* [EXERCISE OBJECTIVE]:
Copy exactly the lines that run from the top of the listing to the line containing "(0,0) rectangle (838,483);", both ends included, and omit the pictures.

* [Figure scripts]:
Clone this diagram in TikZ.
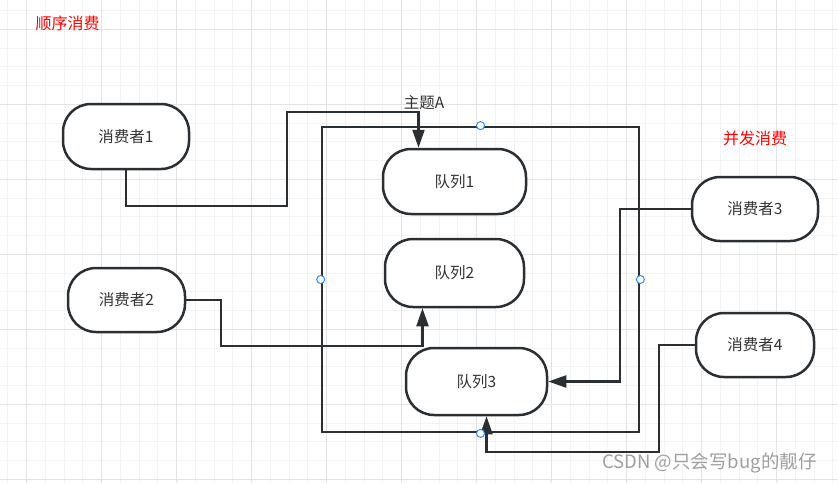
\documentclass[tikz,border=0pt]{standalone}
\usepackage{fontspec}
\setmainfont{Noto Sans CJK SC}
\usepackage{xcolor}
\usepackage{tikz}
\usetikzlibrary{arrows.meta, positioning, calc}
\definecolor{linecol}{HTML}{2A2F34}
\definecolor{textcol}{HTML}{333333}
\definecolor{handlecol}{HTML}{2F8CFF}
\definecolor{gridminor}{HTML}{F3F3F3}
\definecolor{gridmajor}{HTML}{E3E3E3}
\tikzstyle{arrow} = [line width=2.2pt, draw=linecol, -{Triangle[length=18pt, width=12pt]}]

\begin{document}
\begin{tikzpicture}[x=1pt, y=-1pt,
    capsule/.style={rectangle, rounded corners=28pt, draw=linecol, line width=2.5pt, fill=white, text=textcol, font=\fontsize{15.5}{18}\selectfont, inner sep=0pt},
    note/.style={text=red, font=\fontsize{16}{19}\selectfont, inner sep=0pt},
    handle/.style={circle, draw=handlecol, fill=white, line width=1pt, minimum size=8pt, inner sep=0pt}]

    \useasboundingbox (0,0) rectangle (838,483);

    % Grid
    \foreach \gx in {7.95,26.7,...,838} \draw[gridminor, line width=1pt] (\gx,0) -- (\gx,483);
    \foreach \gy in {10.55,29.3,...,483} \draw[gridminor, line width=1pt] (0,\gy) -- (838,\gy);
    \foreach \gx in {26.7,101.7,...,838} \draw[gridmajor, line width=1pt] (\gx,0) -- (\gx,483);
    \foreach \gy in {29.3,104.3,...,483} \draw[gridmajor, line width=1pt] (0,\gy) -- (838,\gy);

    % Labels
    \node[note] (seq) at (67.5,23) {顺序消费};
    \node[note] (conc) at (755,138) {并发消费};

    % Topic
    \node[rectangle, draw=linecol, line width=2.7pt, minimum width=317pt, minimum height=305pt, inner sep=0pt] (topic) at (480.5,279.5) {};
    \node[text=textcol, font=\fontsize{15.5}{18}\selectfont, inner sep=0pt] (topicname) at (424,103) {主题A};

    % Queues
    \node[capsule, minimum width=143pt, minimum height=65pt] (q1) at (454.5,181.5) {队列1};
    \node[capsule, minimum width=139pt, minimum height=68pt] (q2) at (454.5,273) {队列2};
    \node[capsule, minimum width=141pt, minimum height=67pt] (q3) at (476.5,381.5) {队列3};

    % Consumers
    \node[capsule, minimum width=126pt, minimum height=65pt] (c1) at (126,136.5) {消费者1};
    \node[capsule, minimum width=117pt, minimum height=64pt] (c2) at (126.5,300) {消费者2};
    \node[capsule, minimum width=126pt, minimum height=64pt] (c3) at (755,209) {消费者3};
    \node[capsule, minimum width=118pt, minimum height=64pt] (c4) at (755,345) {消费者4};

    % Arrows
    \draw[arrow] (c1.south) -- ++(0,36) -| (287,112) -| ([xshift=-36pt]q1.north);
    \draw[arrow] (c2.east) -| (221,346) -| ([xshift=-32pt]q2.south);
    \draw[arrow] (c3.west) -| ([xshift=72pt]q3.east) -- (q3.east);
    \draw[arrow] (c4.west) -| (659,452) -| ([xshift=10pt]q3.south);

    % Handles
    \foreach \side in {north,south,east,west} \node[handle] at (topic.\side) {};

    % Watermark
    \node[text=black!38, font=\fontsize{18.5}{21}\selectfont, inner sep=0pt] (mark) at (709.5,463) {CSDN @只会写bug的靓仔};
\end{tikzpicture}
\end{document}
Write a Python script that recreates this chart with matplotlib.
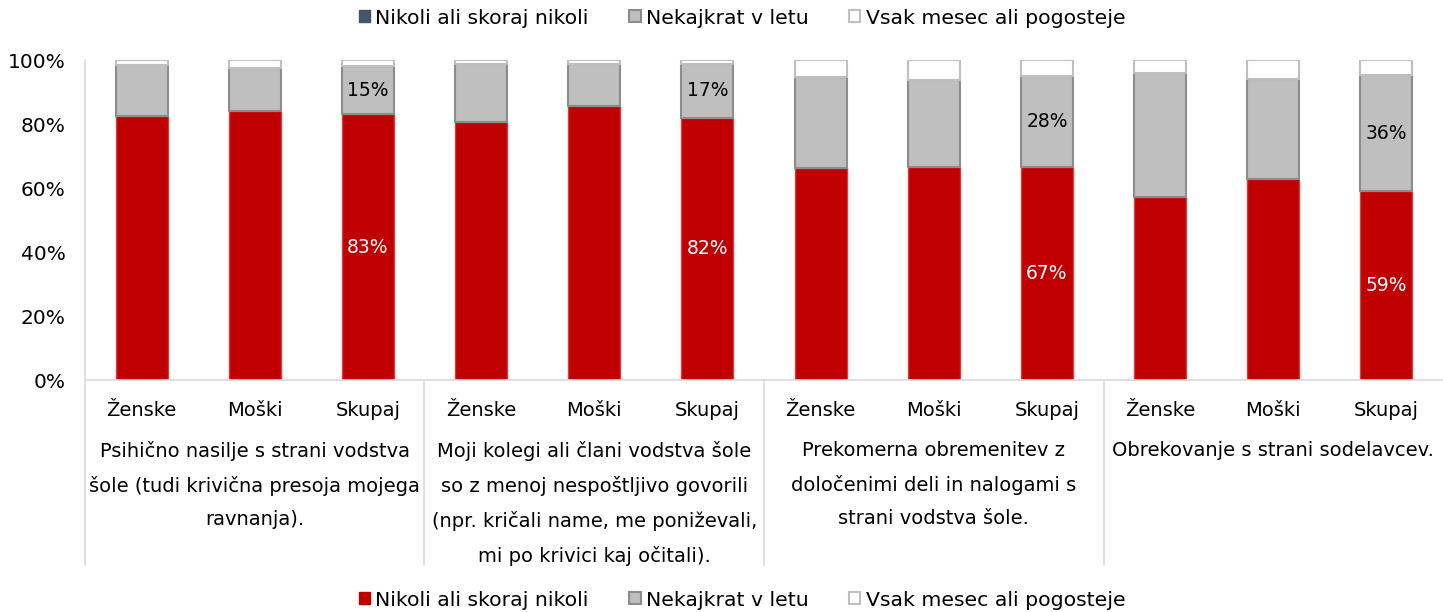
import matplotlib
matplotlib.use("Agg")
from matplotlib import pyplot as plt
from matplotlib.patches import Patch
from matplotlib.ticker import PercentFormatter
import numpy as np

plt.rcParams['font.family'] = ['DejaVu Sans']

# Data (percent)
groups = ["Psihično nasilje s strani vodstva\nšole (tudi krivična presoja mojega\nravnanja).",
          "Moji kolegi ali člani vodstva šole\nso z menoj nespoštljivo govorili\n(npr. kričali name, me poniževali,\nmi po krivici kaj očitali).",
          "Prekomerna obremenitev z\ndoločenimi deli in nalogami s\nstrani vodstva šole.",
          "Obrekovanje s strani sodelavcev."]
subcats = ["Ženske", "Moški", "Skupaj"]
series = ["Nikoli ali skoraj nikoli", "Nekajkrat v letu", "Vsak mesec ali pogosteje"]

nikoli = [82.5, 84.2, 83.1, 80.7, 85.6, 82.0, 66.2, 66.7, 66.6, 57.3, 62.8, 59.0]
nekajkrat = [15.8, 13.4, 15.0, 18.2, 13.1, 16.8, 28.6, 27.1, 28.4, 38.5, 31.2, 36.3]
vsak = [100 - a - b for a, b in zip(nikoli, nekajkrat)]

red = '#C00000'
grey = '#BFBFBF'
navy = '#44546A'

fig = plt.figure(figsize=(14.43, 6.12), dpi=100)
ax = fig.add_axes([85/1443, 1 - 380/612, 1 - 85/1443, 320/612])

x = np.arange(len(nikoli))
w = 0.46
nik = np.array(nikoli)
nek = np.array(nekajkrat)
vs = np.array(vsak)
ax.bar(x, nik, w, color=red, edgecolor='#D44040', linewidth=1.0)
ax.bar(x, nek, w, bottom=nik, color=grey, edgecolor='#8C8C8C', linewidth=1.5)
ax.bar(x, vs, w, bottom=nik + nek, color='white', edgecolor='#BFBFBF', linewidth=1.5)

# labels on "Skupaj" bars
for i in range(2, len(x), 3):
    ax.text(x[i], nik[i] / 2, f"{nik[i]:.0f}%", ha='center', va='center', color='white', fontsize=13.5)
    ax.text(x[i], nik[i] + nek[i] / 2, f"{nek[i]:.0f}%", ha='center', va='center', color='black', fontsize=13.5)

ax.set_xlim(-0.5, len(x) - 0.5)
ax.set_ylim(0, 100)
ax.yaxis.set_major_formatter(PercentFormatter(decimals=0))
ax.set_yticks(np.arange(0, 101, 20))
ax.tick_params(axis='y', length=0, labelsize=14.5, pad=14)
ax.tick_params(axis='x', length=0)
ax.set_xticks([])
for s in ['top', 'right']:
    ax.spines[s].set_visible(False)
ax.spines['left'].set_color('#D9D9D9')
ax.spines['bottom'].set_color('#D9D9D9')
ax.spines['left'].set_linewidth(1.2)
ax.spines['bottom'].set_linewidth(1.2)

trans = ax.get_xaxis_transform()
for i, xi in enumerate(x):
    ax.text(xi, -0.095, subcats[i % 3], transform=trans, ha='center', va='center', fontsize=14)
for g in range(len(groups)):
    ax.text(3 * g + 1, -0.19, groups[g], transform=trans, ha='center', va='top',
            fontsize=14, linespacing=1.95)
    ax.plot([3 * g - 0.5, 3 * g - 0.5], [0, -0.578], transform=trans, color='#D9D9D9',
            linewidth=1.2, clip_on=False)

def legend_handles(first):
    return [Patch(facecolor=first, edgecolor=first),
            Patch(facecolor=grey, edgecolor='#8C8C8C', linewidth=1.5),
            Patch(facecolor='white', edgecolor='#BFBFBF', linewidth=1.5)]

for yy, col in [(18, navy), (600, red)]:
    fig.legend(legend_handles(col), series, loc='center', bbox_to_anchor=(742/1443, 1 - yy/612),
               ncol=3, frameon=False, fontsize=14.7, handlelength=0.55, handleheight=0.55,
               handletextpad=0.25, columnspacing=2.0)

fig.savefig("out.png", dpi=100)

* [REPLY TO THE TASK]:
Clone this diagram in TikZ.
\documentclass[tikz,border=0pt]{standalone}
\usepackage{fontspec}
\setmainfont{Noto Sans CJK SC}
\usepackage{xcolor}
\usepackage{tikz}
\usetikzlibrary{arrows.meta, positioning, calc}
\definecolor{linecol}{HTML}{2A2F34}
\definecolor{textcol}{HTML}{333333}
\definecolor{handlecol}{HTML}{2F8CFF}
\definecolor{gridminor}{HTML}{F3F3F3}
\definecolor{gridmajor}{HTML}{E3E3E3}
\tikzstyle{arrow} = [line width=2.2pt, draw=linecol, -{Triangle[length=18pt, width=12pt]}]

\begin{document}
\begin{tikzpicture}[x=1pt, y=-1pt,
    capsule/.style={rectangle, rounded corners=28pt, draw=linecol, line width=2.5pt, fill=white, text=textcol, font=\fontsize{15.5}{18}\selectfont, inner sep=0pt},
    note/.style={text=red, font=\fontsize{16}{19}\selectfont, inner sep=0pt},
    handle/.style={circle, draw=handlecol, fill=white, line width=1pt, minimum size=8pt, inner sep=0pt}]

    \useasboundingbox (0,0) rectangle (838,483);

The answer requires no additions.